In 2013 the UN predicted that 40% of the global population would be using the Internet by the beginning of this year. The Internet has become the quickest and most convenient way to access information. There are thousands of online searching platforms, known as search engines, that allow users to search for specific information, creating a giant digital library. Google has grown from a search engine to a study partner, philosopher, counsellor, doctor and memory bank. In 2011, Internet research company comScore Data Mine reported Google to be the first web property to reach over a billion unique visitors globally.
The Daily Mail reported that, “Our reliance on Google for fact-checking and finding basic information has made us forgetful. The Daily Mail quoted research that found that individuals viewed search engines as extensions of their own intelligence. It also found that individuals quickly forgot information they searched for online but were more likely to remember the information if they believed that it had been deleted from the Internet.
Research conducted by Harvard University echoes this.
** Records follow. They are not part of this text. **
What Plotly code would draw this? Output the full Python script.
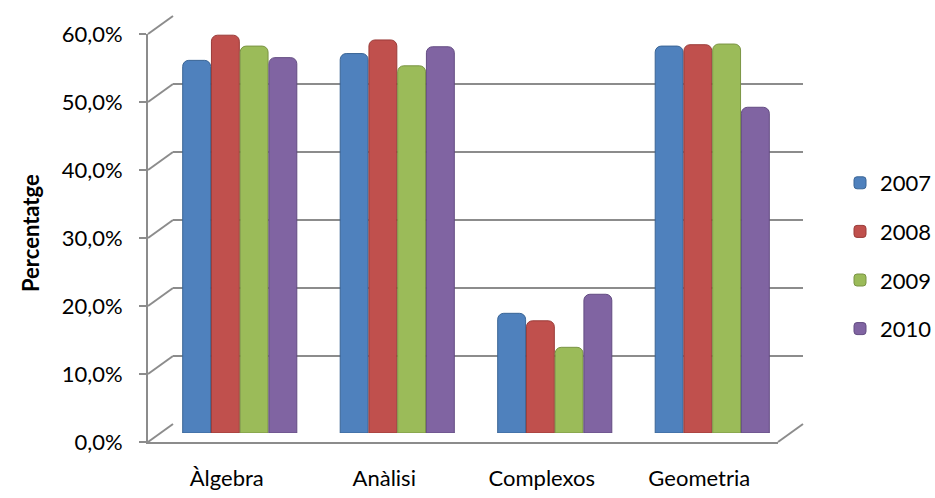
import plotly.graph_objects as go

# ---- data ----
categories = ["Àlgebra", "Anàlisi", "Complexos", "Geometria"]
years = ["2007", "2008", "2009", "2010"]
v2007 = [54.8, 55.8, 17.6, 56.9]
v2008 = [58.5, 57.8, 16.5, 57.1]
v2009 = [56.9, 54.0, 12.6, 57.2]
v2010 = [55.2, 56.8, 20.4, 47.9]
tick_values = [0, 10, 20, 30, 40, 50, 60]
tick_labels = ["0,0%", "10,0%", "20,0%", "30,0%", "40,0%", "50,0%", "60,0%"]
y_title = "Percentatge"

series = [v2007, v2008, v2009, v2010]
colors = ["#4F81BD", "#C0504D", "#9BBB59", "#8064A2"]
edges = ["#3A6596", "#9A3B38", "#7A9444", "#634C82"]

W, H = 935, 498
def fx(px):
    return px / W
def fy(py):
    return 1 - py / H

GRID = "#8C8C8C"
FONT = "Lato, 'Open Sans', sans-serif"

fig = go.Figure()
# empty helper traces so that the back-wall and front-axis subplots are created
fig.add_trace(go.Scatter(x=[], y=[], xaxis="x", yaxis="y", showlegend=False,
                         hoverinfo="skip"))
fig.add_trace(go.Scatter(x=[], y=[], xaxis="x3", yaxis="y3", showlegend=False,
                         hoverinfo="skip"))
for name, vals, c, e in zip(years, series, colors, edges):
    fig.add_trace(go.Bar(
        x=categories, y=vals, name=name, xaxis="x2", yaxis="y2",
        marker=dict(color=c, line=dict(color=e, width=1), cornerradius=6),
        legendgroup=name,
    ))

# 3D-like decorations: slanted connectors from front axis to back wall
shapes = []
scale = 6.8
for v in tick_values:
    shapes.append(dict(type="line", xref="paper", yref="paper",
                       x0=fx(148), y0=fy(442 - scale * v),
                       x1=fx(173), y1=fy(424 - scale * v),
                       line=dict(color=GRID, width=2), layer="below"))
shapes.append(dict(type="line", xref="paper", yref="paper",
                   x0=fx(778), y0=fy(442), x1=fx(803), y1=fy(424),
                   line=dict(color=GRID, width=2), layer="below"))

fig.update_layout(
    width=W, height=H,
    margin=dict(l=0, r=0, t=0, b=0, autoexpand=False),
    paper_bgcolor="white", plot_bgcolor="rgba(0,0,0,0)",
    font=dict(family=FONT, color="black", size=22),
    barmode="group", bargap=0.27, bargroupgap=0.03,
    shapes=shapes,
    # back wall grid
    xaxis=dict(domain=[fx(173), fx(803)], anchor="y", range=[0, 1],
               showgrid=False, zeroline=False, showline=False,
               showticklabels=False, ticks=""),
    yaxis=dict(domain=[fy(424), fy(16)], anchor="x", range=[-0.05, 60.05],
               tickvals=tick_values, showgrid=True, gridcolor=GRID, gridwidth=2,
               showticklabels=False, zeroline=False, showline=False, ticks=""),
    # bars (mid depth)
    xaxis2=dict(domain=[fx(161), fx(791)], anchor="y2", showticklabels=False,
                showgrid=False, zeroline=False, showline=False, ticks="",
                categoryorder="array", categoryarray=categories),
    yaxis2=dict(domain=[fy(433), fy(25)], anchor="x2", range=[0, 60],
                showgrid=False, zeroline=False, showline=False,
                showticklabels=False, ticks=""),
    # front axes
    xaxis3=dict(domain=[fx(148), fx(778)], anchor="y3", range=[-0.5, 3.5],
                tickvals=[0, 1, 2, 3], ticktext=categories, showgrid=False,
                zeroline=False, showline=True, linecolor=GRID, linewidth=2,
                ticks="", ticklabelstandoff=16, tickfont=dict(size=22),
                automargin=False),
    yaxis3=dict(domain=[fy(442), fy(34)], anchor="x3", range=[0, 60],
                tickvals=tick_values, ticktext=tick_labels, showgrid=False,
                zeroline=False, showline=True, linecolor=GRID, linewidth=2,
                ticks="outside", ticklen=7, tickwidth=2, tickcolor=GRID,
                ticklabelstandoff=12, tickfont=dict(size=22), automargin=False),
    legend=dict(x=fx(840), y=fy(162), xanchor="left", yanchor="top",
                font=dict(size=22), traceorder="grouped", tracegroupgap=17,
                bgcolor="rgba(0,0,0,0)"),
    annotations=[dict(text="<b>" + y_title + "</b>", textangle=-90,
                      xref="paper", yref="paper", x=fx(30), y=fy(233),
                      xanchor="center", yanchor="middle",
                      showarrow=False, font=dict(size=22))],
)

fig.write_html("out.html", config={"displayModeBar": False},
               post_script="document.body.style.margin='0';")
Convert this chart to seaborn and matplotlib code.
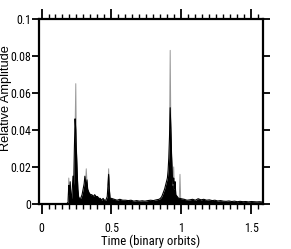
import numpy as np
import pandas as pd
import os
import matplotlib
matplotlib.use("Agg")
import matplotlib.pyplot as plt
import seaborn as sns
from matplotlib.ticker import MultipleLocator, FuncFormatter
from matplotlib import font_manager

# main (black) trace
time_black = [0.18, 0.19, 0.195, 0.20, 0.205, 0.21, 0.215, 0.22, 0.225, 0.23, 0.235, 0.24,
              0.245, 0.25, 0.255, 0.26, 0.265, 0.27, 0.28, 0.29, 0.30, 0.305, 0.31, 0.315,
              0.32, 0.325, 0.33, 0.34, 0.35, 0.36, 0.37, 0.38, 0.39, 0.40, 0.41, 0.42, 0.43,
              0.44, 0.45, 0.46, 0.47, 0.475, 0.48, 0.485, 0.49, 0.50,
              0.52, 0.54, 0.56, 0.58, 0.60, 0.62, 0.64, 0.66, 0.68, 0.70, 0.72, 0.74, 0.76,
              0.78, 0.80, 0.82, 0.84, 0.85, 0.86, 0.87, 0.88, 0.89, 0.90, 0.905, 0.91, 0.915,
              0.92, 0.925, 0.93, 0.935, 0.94, 0.945, 0.95, 0.955, 0.96, 0.97, 0.98, 0.99,
              1.00, 1.02, 1.04, 1.06, 1.08, 1.10, 1.12, 1.14, 1.16, 1.18, 1.20, 1.22, 1.24,
              1.26, 1.28, 1.30, 1.32, 1.34, 1.36, 1.38, 1.40, 1.42, 1.44, 1.46, 1.48, 1.50,
              1.52, 1.54, 1.56, 1.58]
amp_black = [0.0, 0.001, 0.010, 0.005, 0.012, 0.004, 0.003, 0.008, 0.015, 0.010, 0.030, 0.046,
             0.040, 0.028, 0.017, 0.008, 0.004, 0.003, 0.003, 0.005, 0.009, 0.011, 0.015, 0.012,
             0.009, 0.013, 0.008, 0.006, 0.005, 0.005, 0.004, 0.005, 0.004, 0.004, 0.003, 0.003,
             0.002, 0.003, 0.002, 0.002, 0.004, 0.010, 0.016, 0.008, 0.003, 0.003,
             0.0025, 0.002, 0.0025, 0.002, 0.002, 0.0018, 0.002, 0.0015, 0.0018, 0.0015,
             0.0017, 0.0015, 0.0018, 0.002, 0.0018, 0.0022, 0.0025, 0.003, 0.004, 0.006,
             0.008, 0.011, 0.014, 0.018, 0.025, 0.036, 0.052, 0.040, 0.026, 0.016, 0.011,
             0.014, 0.008, 0.012, 0.005, 0.004, 0.003, 0.003,
             0.0028, 0.0025, 0.002, 0.0022, 0.0025, 0.002, 0.0028, 0.0022, 0.0025, 0.002,
             0.0022, 0.0018, 0.002, 0.0016, 0.0018, 0.0015, 0.0014, 0.0016, 0.0013, 0.0015,
             0.0012, 0.0014, 0.0012, 0.0013, 0.0011, 0.0013, 0.0012, 0.0011, 0.0012, 0.001]

# grey spikes that stick out above the black trace, one group per spike
time_grey = [0.19, 0.195, 0.20,
             0.24, 0.245, 0.25,
             0.315, 0.32, 0.325,
             0.475, 0.48, 0.485,
             0.915, 0.92, 0.925,
             0.94, 0.945, 0.95,
             0.985, 0.99, 0.995]
amp_grey = [0.002, 0.014, 0.005,
            0.040, 0.065, 0.028,
            0.012, 0.019, 0.012,
            0.010, 0.019, 0.008,
            0.036, 0.083, 0.040,
            0.010, 0.020, 0.008,
            0.003, 0.016, 0.003]
spike_grey = [i for i in range(7) for _ in range(3)]

df_black = pd.DataFrame({"t": time_black, "a": amp_black})
df_grey = pd.DataFrame({"t": time_grey, "a": amp_grey, "spike": spike_grey})

sns.set_style("ticks")
plt.rcParams["font.family"] = ["Liberation Sans", "DejaVu Sans"]
plt.rcParams["text.color"] = "black"
plt.rcParams["axes.labelcolor"] = "black"
plt.rcParams["xtick.color"] = "black"
plt.rcParams["ytick.color"] = "black"

# narrow font for the tick labels: pick a condensed face on the system
files = [f.fname for f in font_manager.fontManager.ttflist]
prefs = ["RobotoCondensed-Regular", "Roboto_Condensed-Regular", "NotoSans-Condensed.",
         "LiberationSansNarrow-Regular", "DejaVuSansCondensed."]
chosen = None
for p in prefs:
    hits = sorted(f for f in files if p in os.path.basename(f))
    if hits:
        chosen = hits[0]
        break
if chosen:
    tick_font = font_manager.FontProperties(fname=chosen, size=8.6)
    label_font = font_manager.FontProperties(fname=chosen, size=9.2)
else:
    tick_font = font_manager.FontProperties(family="Liberation Sans", size=8)
    label_font = font_manager.FontProperties(family="Liberation Sans", size=8.5)

fig = plt.figure(figsize=(2.91, 2.49), dpi=100)
ax = fig.add_axes([0.134, 0.181, 0.770, 0.743])

sns.lineplot(data=df_grey, x="t", y="a", units="spike", estimator=None,
             color="0.6", lw=0.7, ax=ax)
ax.fill_between(df_black["t"], 0, df_black["a"], color="black", lw=0)
sns.lineplot(data=df_black, x="t", y="a", color="black", lw=0.8, ax=ax)

ax.set_xlim(-0.018, 1.584)
ax.set_ylim(0, 0.1)
ax.xaxis.set_major_locator(MultipleLocator(0.5))
ax.xaxis.set_minor_locator(MultipleLocator(0.05))
ax.yaxis.set_major_locator(MultipleLocator(0.02))
ax.xaxis.set_major_formatter(FuncFormatter(lambda v, p: "%g" % v))
ax.yaxis.set_major_formatter(FuncFormatter(lambda v, p: "%g" % round(v, 3)))

for s in ax.spines.values():
    s.set_visible(True)
    s.set_color("black")
    s.set_linewidth(1.6)

ax.tick_params(axis="x", which="major", direction="out", length=7.2, width=1.3,
               top=True, labeltop=False, pad=5.5)
ax.tick_params(axis="x", which="minor", direction="out", length=3.6, width=1.0, top=True)
ax.tick_params(axis="y", which="major", direction="out", length=5, width=1.3,
               right=True, labelright=False, pad=0.5)
for lab in ax.get_xticklabels() + ax.get_yticklabels():
    lab.set_fontproperties(tick_font)

ax.set_xlabel("Time (binary orbits)", fontproperties=label_font, labelpad=0)
ax.set_ylabel("Relative Amplitude", fontsize=9.2)
ax.yaxis.set_label_coords(-0.12, 0.57)

fig.savefig("out.png", dpi=100)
Students who answered a series of trivia questions with the help of Google were more confident in their intelligence than students who answered the questions without the use of the Internet. The researchers concluded that, “Using Google gives people the sense that the Internet has become part of their own cognitive tool set.”
Harvard psychologists Adrian Ward and Daniel Wegner warn in the Scientific American journal, that people are less likely to recall memories and facts if they are stored on the Internet. “Our work suggests that we treat the Internet much like a human transactive memory partner (a person we share personal details with). We offload memories to ‘the cloud’ just as readily as we would to a family member, friend or lover.”
Ward and Wegner add that because the Internet has a vast amount of information available and can produce it more accurately at a quicker rate than most people’s memory, it can “undermine the impulse to ensure that some important, just learned facts get inscribed into our biological memory banks. We call this the Google effect”. They give the example of the 2013 movie Her, in which actor Joaquin Phoenix plays an introvert writer facing social difficulties who finds a computer with an advanced operating system and artificial intelligence which he treats as a “human transactive memory partner”.
In an interview with Newsweek, one of Google’s founders Sergey Brin said, “Certainly if you had all the world’s information directly attached to your brain, or an artificial brain that was smarter than your brain, you’d be better off.”
The effect of the digital age and its continual change always creates scholarly reaction and debate, whether negative or positive. And The Atlantic debates, “Just as there’s a tendency to glorify technological progress, there’s a countertendency to expect the worst of every new tool or machine.”